Diamond possesses superior thermal properties, including high thermal conductivity (TC of 1200-2000 W/mK) and low coefficient of thermal expansion (CTE of 2.3 ppm/K). Magnesium with high thermal conductivity is one of the lightest structural materials in nature. The diamond/Mg composites have the advantages of low density and high thermal conductivity. But due to non-wetting and chemical inertness characteristics between magnesium on diamond, weak interface bonding is derived in the diamond/Mg composites, and the excellent performance of diamond is not exploited. In the proposal, diamond/Mg composites were fabricated by gas pressure infiltration (GPI). Furthermore, surface metallization of diamond and alloying of metal matrix are conducted during the fabrication of the diamond/Mg composites. As a result, a transition carbide layer through interface design is found to be introduced. This is helpful to improve the interfacial bonding between diamond and magnesium and to decrease the interfacial thermal resistance and improve the thermal conductivity of composites. The interfacial structure of the composite was characterized by focused ion beam (FIB) and transmission electron microscope (TEM). The relationship among the fabrication process, interfacial structure and thermal properties of the diamond/Mg composite was investigated. The results provide insight for the improvement of the properties of diamond/Mg composite.

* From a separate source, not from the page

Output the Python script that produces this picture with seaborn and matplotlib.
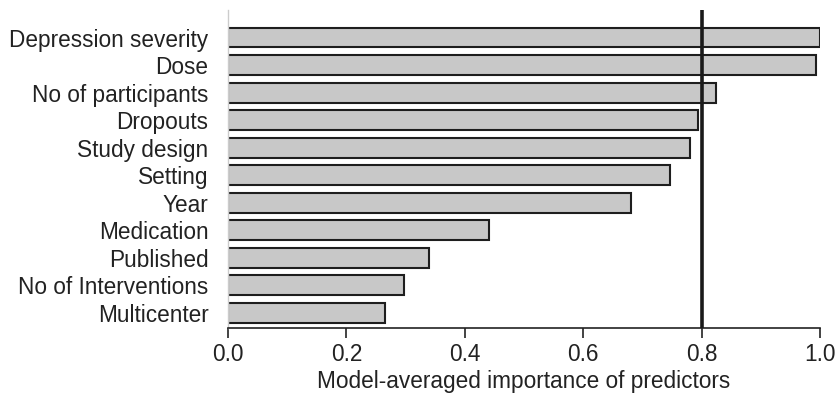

金刚石具有优异的热物理性能，导热率可达1200-2000W/mK，热膨胀系数仅为2.3ppm/K。镁是自然界最轻的结构材料之一，同时具有较高的热导率。金刚石颗粒增强镁基复合材料具有低密度、高导热性等优点，但由于金刚石与镁之间不润湿且存在化学惰性，导致两相界面结合弱，无法充分发挥金刚石优异的导热性能。本项目采用气压浸渗法制备金刚石/镁复合材料，通过界面设计并利用金刚石表面金属化和镁基体合金化两种方式引入碳化物界面层，希望通过界面改性提高镁与金刚石之间的界面结合，有效降低界面热阻，从而提高金刚石/镁复合材料的热导率。利用聚焦离子束（FIB）及透射电镜（TEM），研究diamond/Mg复合材料的界面组织结构；建立复合材料制备工艺、界面结构和导热性能之间的有效联系，进而实现diamond/Mg复合材料热物理性能的提升。

为了探索Diamond/Mg复合材料在电子封装领域的应用，本项目完成了以下几部分工作。（1）利用理论模型计算并考虑到金刚石在高温下的石墨化转变和Al4C3易潮解等因素，选取Cr作为界面改性元素；（2）通过磁控溅射法、盐浴法在金刚石表面镀Cr，研究了镀覆工艺-后续热处理工艺对镀层结构演变和物相组成的影响；结合气体压力浸渗法制备Diamond(Cr)/Mg复合材料，研究其界面结构和热物理性能。结果表明，磁控溅射镀Cr金刚石颗粒经过热处理后，制成的复合材料热导率有着非常显著的提升。镀层厚度为50 nm金刚石颗粒经过1150 ℃热处理后，制成的Diamond(Cr)/Mg复合材料热导率值达到499.49 W/(m K)。远高于盐浴镀+挤压铸造法的202.42 W/ ( m·K)。其中，镀层厚度为2.50μm，结合挤压铸造法制备的Diamond(Cr)/Mg复合材料在室温下的热膨胀系数为5.82×10-6/K，而无镀层的Diamond/Mg复合材料的热膨胀系数为9.29×10-6/K，相比降低了40%。.研究表明，气压浸渗制备金刚石/镁复合材料的热导率高、热膨胀系数低，可作为热管理材料应用于微电子芯片、激光器、半导体照明等高功率器件的散热。